Создавая образ Петра, авторы фильма не могли пройти мимо глубочайших мыслей Пушкина о великом преобразователе России и его эпохе. В «Истории Петра» Пушкин так определял существо противоречий в деятельности царя: «Достойна удивления разность между государственными учреждениями Петра Великого и временными его указами. Первые суть плоды ума обширного, исполненного доброжелательства и мудрости, вторые нередко жестоки, своенравны и, кажется, писаны кнутом. Первые были для вечности, или по крайней мере для будущего, — вторые вырвались у нетерпеливого самовластного помещика».
В интерпретации А. Толстого, В. Петрова и Н. Симонова Петр I в самой высшей степени обладал и государственной мудростью, и прозорливостью, и доброжелательностью. «Что я дурно делал, что людей мучал, ну, виноват, прости, — говорит Петр сыну. — Широко было задумано, жалеть было некогда». Но образ, созданный Симоновым, был настолько по-человечески обаятелен, что идеализация и апология его казались совершенно естественными, не ощущались как следование заданной идее.
О причинах ужасной трагедии, постигшей Алексея, Пушкин говорит: «Царевич был обожаем народом, который видел в нем будущего восстановителя старины. Оппозиция вся… была на его стороне. Духовенство, гонимое протестантом царем, обращало также на него все свои надежды. Петр видел в сыне препятствие настоящее и будущего разрушителя его созидания».
Авторы фильма, выстраивая линию поступков Алексея, внешне как будто бы придерживаются пушкинской характеристики, но только при этом чуть-чуть смещают некоторые акценты.

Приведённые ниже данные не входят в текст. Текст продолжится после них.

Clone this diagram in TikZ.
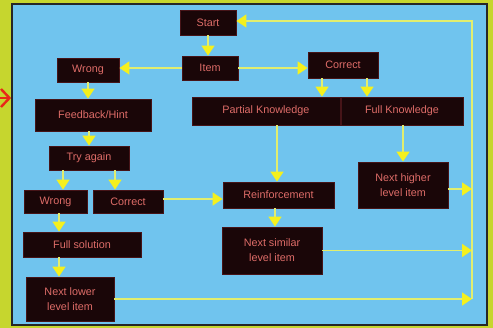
\documentclass[tikz,border=0pt]{standalone}
\usepackage{fontspec}
\setmainfont{Liberation Sans}
\usetikzlibrary{arrows.meta}
\definecolor{outerbg}{RGB}{198,214,46}
\definecolor{panel}{RGB}{112,196,238}
\definecolor{boxfill}{RGB}{26,6,8}
\definecolor{boxedge}{RGB}{70,20,24}
\definecolor{boxtext}{RGB}{222,108,104}
\definecolor{linecol}{RGB}{226,238,110}
\definecolor{arrowcol}{RGB}{244,240,30}
\definecolor{redarrow}{RGB}{232,40,24}
\tikzset{
  box/.style={draw=boxedge, line width=0.8pt, fill=boxfill, text=boxtext, inner sep=0pt,
    font=\fontsize{10.8}{15}\selectfont, align=center},
  conn/.style={draw=linecol, line width=1.5pt,
    -{Triangle[width=13pt,length=10pt,color=arrowcol,fill=arrowcol]}}
}
\begin{document}
\begin{tikzpicture}[x=1pt,y=-1pt]
\useasboundingbox (0,0) rectangle (493,328);
\fill[outerbg] (0,0) rectangle (493,328);
\fill[panel] (12,4) rectangle (487,325);
\draw[black!85, line width=2pt] (12,4) rectangle (487,325);
% red arrow at left
\draw[redarrow, line width=2.4pt, line cap=round] (0,98) -- (8,98);
\draw[redarrow, line width=2.4pt, line join=miter] (1,89) -- (9.5,98) -- (1,107);

% nodes
\node[box, minimum width=56pt, minimum height=25pt] (start) at (208,22.5) {Start};
\node[box, minimum width=56pt, minimum height=24pt] (item) at (210,68) {Item};
\node[box, minimum width=62pt, minimum height=24pt] (wrong1) at (88,70) {Wrong};
\node[box, minimum width=70pt, minimum height=26pt] (correct1) at (343,65) {Correct};
\node[box, minimum width=116pt, minimum height=32pt] (feedback) at (93,115) {Feedback/Hint};
\node[box, minimum width=148pt, minimum height=28pt] (partial) at (266,111) {Partial Knowledge};
\node[box, minimum width=122pt, minimum height=28pt] (full) at (402,111) {Full Knowledge};
\node[box, minimum width=80pt, minimum height=24pt] (tryagain) at (89,158) {Try again};
\node[box, minimum width=63pt, minimum height=23pt] (wrong2) at (55.5,201.5) {Wrong};
\node[box, minimum width=70pt, minimum height=23pt] (correct2) at (128,201.5) {Correct};
\node[box, minimum width=111pt, minimum height=26pt] (reinf) at (278.5,195) {Reinforcement};
\node[box, minimum width=90pt, minimum height=46pt] (nexthigher) at (403,185) {Next higher\\level item};
\node[box, minimum width=118pt, minimum height=25pt] (fullsol) at (82,244.5) {Full solution};
\node[box, minimum width=100pt, minimum height=47pt] (nextsim) at (272,250.5) {Next similar\\level item};
\node[box, minimum width=88pt, minimum height=44pt] (nextlower) at (70,299) {Next lower\\level item};

\coordinate (rtop) at (472,21);

% connectors
\draw[conn] (start.south) -- (start.south |- item.north);
\draw[conn] (item.west) -- (item.west -| wrong1.east);
\draw[conn] (item.east) -- (item.east -| correct1.west);
\draw[conn] ([xshift=-21pt]correct1.south) -- ([xshift=-21pt]correct1.south |- partial.north);
\draw[conn] ([xshift=24pt]correct1.south) -- ([xshift=24pt]correct1.south |- full.north);
\draw[conn] (wrong1.south) -- (wrong1.south |- feedback.north);
\draw[conn] (tryagain.north |- feedback.south) -- (tryagain.north);
\draw[conn] ([xshift=-26pt]tryagain.south) -- ([xshift=-26pt]tryagain.south |- wrong2.north);
\draw[conn] ([xshift=26pt]tryagain.south) -- ([xshift=26pt]tryagain.south |- correct2.north);
\draw[conn] ([xshift=3.5pt]wrong2.south) -- ([xshift=3.5pt]wrong2.south |- fullsol.north);
\draw[conn] ([xshift=-23pt]fullsol.south) -- ([xshift=-23pt]fullsol.south |- nextlower.north);
\draw[conn] ([yshift=2.5pt]correct2.east) -- ([yshift=2.5pt]correct2.east -| reinf.west);
\draw[conn] ([xshift=11pt]partial.south) -- ([xshift=11pt]partial.south |- reinf.north);
\draw[conn] ([xshift=-3.5pt]reinf.south) -- ([xshift=-3.5pt]reinf.south |- nextsim.north);
\draw[conn] (nexthigher.north |- full.south) -- (nexthigher.north);
\draw[conn] ([yshift=-4pt]nexthigher.east) -- ([yshift=-4pt]nexthigher.east -| rtop);
\draw[conn] (nextsim.east) -- (nextsim.east -| rtop);
\draw[conn] (nextlower.east) -- (nextlower.east -| rtop);
\draw[conn] (nextlower.east -| rtop) -- (rtop) -- (rtop -| start.east);
\end{tikzpicture}
\end{document}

Да, говорят они, царевич обожаем народом — но каким?.. И вот сползается к ногам Алексея толпа юродивых, убогих, странников, нищих, монахов, всякого рода калик перехожих. Кричат ему: «Царевич, хоть ты-то нас пожалей! Царевич — наша надежа!» Зритель, так сказать, воочию убеждался: Алексей — центр притяжения всего темного, невежественного, хилого, самой жизнью обреченного на вымирание и исчезновение, а все лучшее, что есть в русской нации, все самое здоровое, крепкое, энергичное и жизнестойкое объединяется вокруг царя. Такой трактовке явно не хватало пушкинской диалектики.
Пушкин не раз замечает, что Петр «уважал ум» своего сына. Эта сторона отношений Петра и Алексея в фильме отсутствует. Даже более того, когда в разговоре с отцом Алексей в ответ на упреки оправдывался тем, что он, мол, «головой немощен», разумеется, сам про себя так не думая, все предыдущие действия царевича в фильме должны были привести зрителя к мысли о том, что уж на сей раз, против обыкновения, в словах Алексея содержится большая доля истины.
Симоновский Петр был бесконечно терпелив с сыном, как бывают терпеливы родители с неудачными от рождения детьми. Пушкин говорит о «несчастном царевиче», человеке, достойном жалости, — авторы фильма, делая Алексея жалким, в жалости ему отказывали. Все художественные средства были пущены в ход, чтобы «разоблачить» царевича, сделать его отвратительным.
У черкасовского Алексея было узкое и мятое лицо, чем-то неуловимо напоминающее отцовское, но без его одухотворенности и привлекательности. Исподлобья смотрели прищуренные глаза, только иногда широко открываясь от переполняющей Алексея бессильной злобы и ненависти. Вытянутый череп прикрывали жидкие прямые волосы. Лицо изувера, фанатика, кликуши. Голос царевича был то ханжески благостен, то визглив и истеричен.
Отрицательное отношение к своему герою Черкасов выражал и через точно найденную пластическую форму: движения его были вялы и расслабленны, в присутствии Петра он не просто входил или выходил в двери, а словно просачивался, проползал в них. Алексей часто пятился задом, а в сцене с Ефросиньей даже вставал на четвереньки. Все эти позы были жалки и унизительны.
Артист, вспоминая о работе над образом Алексея, говорит о том, как он «обнажал подлинную сущность изменника-царевича, до последнего дыхания враждебного идее русской государственности», и делает при этом одно очень характерное замечание: «Надо было, чтобы зритель поверил в неисправимость сына и тем самым оправдал суровый приговор отца».